Sarık müminlerin tâcı ve galibiyetidir.
Başınıza sarık sarmıyorsunuz, daracık pantolonu giyiyor, boynunuzdan aşağı kravat sarkıtıyorsunuz. İngiliz ceketini giyip dışarı öyle çıkıyorsunuz. Bana “Hatalarımızı, kusurlarımızı söyleyin” diyorsunuz, doğru söyleyince de kızıyorsunuz. Kızsanız da doğru söyleyeceğim. Zira Rabbim bana öyle emretti, ben görevimi yapıyorum, doğruyu yanlışı size anlatıyorum.
Sarık, ehl-i küfür ile ehl-i İslâm arasında perdedir. Yani İslâm nişanıdır. Sarığı olmayana biz kafir demiyoruz. Fakat İngiliz, ceket pantolon giyiyor, Müslüman da giyiyor. İngiliz sarık takmıyor, Müslüman da takmıyor. Onların ikisinin arasını ayırt edebilir misiniz? Kafirin üzerinde İslâmiyet’ten en ufak bir nişan göremezsiniz. Şu halde Müslümanın üstünde kafirlikten en ufak bir alamet bulunmaması gerekir.
Sarık, cübbe, şalvar Allâh-u Teâlâ’nın heybetidir.
Erkeklerin takke, sarık takmayıp, başları açık gezmeleri mürüvvetlerini, heybetlerini gideriyor. İhtiyar adam başı açık geziyor, niçin? Avrupa’ya uyacak. Sen İslâm’ın şeklini bırak, beğenme, Müslümanlığı da kimseye bırakma. Olacak iş mi bu?

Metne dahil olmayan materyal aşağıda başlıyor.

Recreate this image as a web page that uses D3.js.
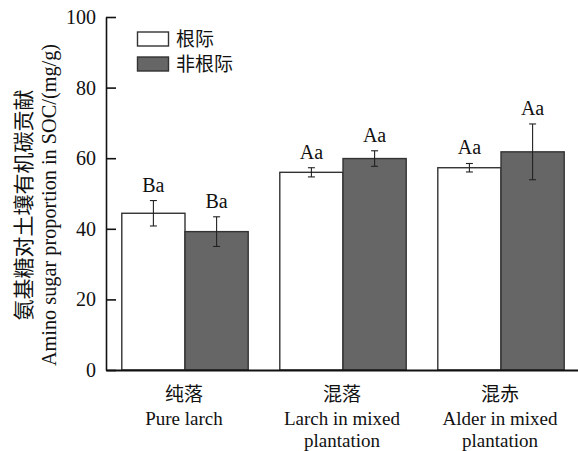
<!DOCTYPE html>
<html>
<head>
<meta charset="utf-8">
<script src="https://cdn.jsdelivr.net/npm/d3@7/dist/d3.min.js"></script>
<style>
  html, body { margin: 0; padding: 0; background: #fff; }
  svg { display: block; }
  .serif { font-family: "Liberation Serif", "Times New Roman", serif; }
  .cjk { font-family: "Noto Sans CJK SC", sans-serif; }
</style>
</head>
<body>
<svg id="chart" width="578" height="451"></svg>
<script>
// Plantation groups (Chinese name + English lines)
const groups = ["纯落", "混落", "混赤"];
const groupEnglish = [["Pure larch"], ["Larch in mixed", "plantation"], ["Alder in mixed", "plantation"]];
// Series: rhizosphere vs. bulk soil
const series = ["根际", "非根际"];
const seriesFill = ["#ffffff", "#666666"];
const rhizoValues = [44.4, 56.0, 57.3];
const rhizoErrors = [3.6, 1.3, 1.2];
const bulkValues = [39.2, 59.9, 61.8];
const bulkErrors = [4.2, 2.2, 7.9];
const rhizoLetters = ["Ba", "Aa", "Aa"];
const bulkLetters = ["Ba", "Aa", "Aa"];
const yTicks = [0, 20, 40, 60, 80, 100];

const rows = [];
groups.forEach((g, i) => {
  rows.push({ group: g, s: 0, value: rhizoValues[i], err: rhizoErrors[i], letter: rhizoLetters[i] });
  rows.push({ group: g, s: 1, value: bulkValues[i], err: bulkErrors[i], letter: bulkLetters[i] });
});

const svg = d3.select("#chart");
const plotLeft = 106, plotBottom = 370, plotTop = 17, plotRight = 580;

const x = d3.scaleBand().domain(groups).range([plotLeft, plotRight]).paddingInner(0.2).paddingOuter(0.1);
const xs = d3.scaleBand().domain([0, 1]).range([0, x.bandwidth()]);
const y = d3.scaleLinear().domain([0, 100]).range([plotBottom, plotTop]);

// Bars
svg.append("g").selectAll("rect").data(rows).join("rect")
  .attr("x", d => x(d.group) + xs(d.s))
  .attr("y", d => y(d.value))
  .attr("width", xs.bandwidth())
  .attr("height", d => y(0) - y(d.value))
  .attr("fill", d => seriesFill[d.s])
  .attr("stroke", "#333")
  .attr("stroke-width", 1.4);

// Error bars
const eb = svg.append("g").attr("stroke", "#222").attr("stroke-width", 1.1);
rows.forEach(d => {
  const cx = x(d.group) + xs(d.s) + xs.bandwidth() / 2;
  const y1 = y(d.value + d.err), y2 = y(d.value - d.err);
  eb.append("line").attr("x1", cx).attr("x2", cx).attr("y1", y1).attr("y2", y2);
  eb.append("line").attr("x1", cx - 3.5).attr("x2", cx + 3.5).attr("y1", y1).attr("y2", y1);
  eb.append("line").attr("x1", cx - 3.5).attr("x2", cx + 3.5).attr("y1", y2).attr("y2", y2);
});

// Significance letters
svg.append("g").selectAll("text").data(rows).join("text")
  .attr("class", "serif")
  .attr("x", d => x(d.group) + xs(d.s) + xs.bandwidth() / 2)
  .attr("y", d => y(d.value + d.err) - 9)
  .attr("text-anchor", "middle")
  .attr("font-size", 20)
  .attr("fill", "#111")
  .text(d => d.letter);

// Y axis with inward ticks
const yAxis = svg.append("g").attr("transform", `translate(${plotLeft},0)`)
  .call(d3.axisLeft(y).tickValues(yTicks).tickSizeInner(-10).tickSizeOuter(0).tickPadding(10));
yAxis.selectAll("path, line").attr("stroke", "#111").attr("stroke-width", 1.6);
yAxis.selectAll("text").attr("class", "serif").attr("font-size", 20).attr("fill", "#111");

// X axis baseline
const xAxis = svg.append("g").attr("transform", `translate(0,${plotBottom})`)
  .call(d3.axisBottom(x).tickSize(0).tickSizeOuter(0).tickFormat(""));
xAxis.select("path").attr("stroke", "#111").attr("stroke-width", 1.8);

// Category labels: Chinese name, then English name (one tspan per line)
groups.forEach((g, i) => {
  const cx = x(g) + x.bandwidth() / 2 - 1;
  svg.append("text").attr("class", "cjk").attr("x", cx).attr("y", 401)
    .attr("text-anchor", "middle").attr("font-size", 19).attr("fill", "#111").text(g);
  const en = svg.append("text").attr("class", "serif").attr("x", cx).attr("y", 425)
    .attr("text-anchor", "middle").attr("font-size", 19).attr("fill", "#111");
  groupEnglish[i].forEach((line, j) => {
    en.append("tspan").attr("x", cx).attr("dy", j === 0 ? 0 : 21.5).text(line);
  });
});

// Y axis titles
const yMid = 205;
svg.append("text").attr("class", "cjk")
  .attr("transform", `translate(31,${yMid}) rotate(-90)`)
  .attr("text-anchor", "middle").attr("font-size", 21).attr("fill", "#111")
  .text("氨基糖对土壤有机碳贡献");
svg.append("text").attr("class", "serif")
  .attr("transform", `translate(56,${yMid}) rotate(-90)`)
  .attr("text-anchor", "middle").attr("font-size", 20.3).attr("fill", "#111")
  .text("Amino sugar proportion in SOC/(mg/g)");

// Legend
const legend = svg.append("g");
series.forEach((s, i) => {
  const ly = 32 + i * 25;
  legend.append("rect").attr("x", 137.5).attr("y", ly).attr("width", 31).attr("height", 14)
    .attr("fill", seriesFill[i]).attr("stroke", "#333").attr("stroke-width", 1.4);
  legend.append("text").attr("class", "cjk").attr("x", 176).attr("y", ly + 14)
    .attr("font-size", 19).attr("fill", "#111").text(s);
});
</script>
</body>
</html>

Sarık sarmak için söz vermeye korkuyorlar. “Sarık sararsak fitne olur, İslâm yıkılır” diyorlar. Halbuki bu sarığı terk edersen İslâm yıkılır, terk etmezsen yıkılmaz.
Adama: “Sarık tak” deyince sanki ona: “Vasıtasız göğe çık” demiş gibi geliyor. Bu Rasûlüllâh (Sallallâhu Aleyhi ve Sellem)in sünnetidir. Onu seviyorsan, sünneti için canını verirsin.
Adama “Sarık sar” diyorum. Adam “Yahu bu hoca yirminci asırda ne diyor? diye yüzüme bakıyor.
Koca Sultan Fatih yirmi bir yaşında cübbesiyle, sarığıyla, şalvarıyla İstanbul’u fethetti. O sarık sarıyor utanmıyor da sen utanıyorsun. Gelin biz de onlara benzeyelim.
Sarığı kabul etmeyen Peygamberimiz (Sallallâhu Aleyhi ve Sellem)i, Cebrâil (Aleyhisselâm)ı, Allâh-u Teâlâ’yı kabul etmiyor.
Sarıksız durmak bana ölüm gibi geliyor.
İnsanın sarık sarması lazım. İlmi olanların sarıkları biraz daha büyük olacak, ilmi olmayanların biraz daha küçük olabilir.
Sarık, içindeki imanın nişanıdır. Güldükleri vakit senin içinde ferahlık olsun. “Elhamdülillah, Rasûlüllâh (Sallâllâhu Aleyhi ve Sellem)’in yolundayım ki bana gülüyorlar” demeli.
Şeyhim Ali Haydar Efendi (Kuddise Sirruhû) bir seferinde sarığını çıkarıp alçak bir yere bıraktı sonra hemen dönüp onu yüksekçe bir yere kaldırdı. Peşinden bize hitaben: “Cenâb-ı Hakk’ın hürmetsizlikten sebep bizden bu nimetleri geri almasından korktum” buyurdu.
Sarık meselelerinde üç gün sabredemediniz. Bedir muharebesinde yardım için inen meleklerin sarıklı olduğunu unutmayalım. Sarık için son zamanlarda gazeteler, televizyon aleyhtarlık yaptı. Efendimiz (Sallâllâhu Aleyhi ve Sellem) sarıklı idi, sarık gökten indi. Ben sarık sarıyorsam kimse için sarmıyorum ki, ben Allâh’ımın emri olduğu için sarıyorum. Onlar kafalarına leğene benzeyen, koca şapka koyuyor, o suç olmuyor, Mahmud gökten inen sarığı başına koyduğu için suç oluyor ve güç oluyor, öyle mi?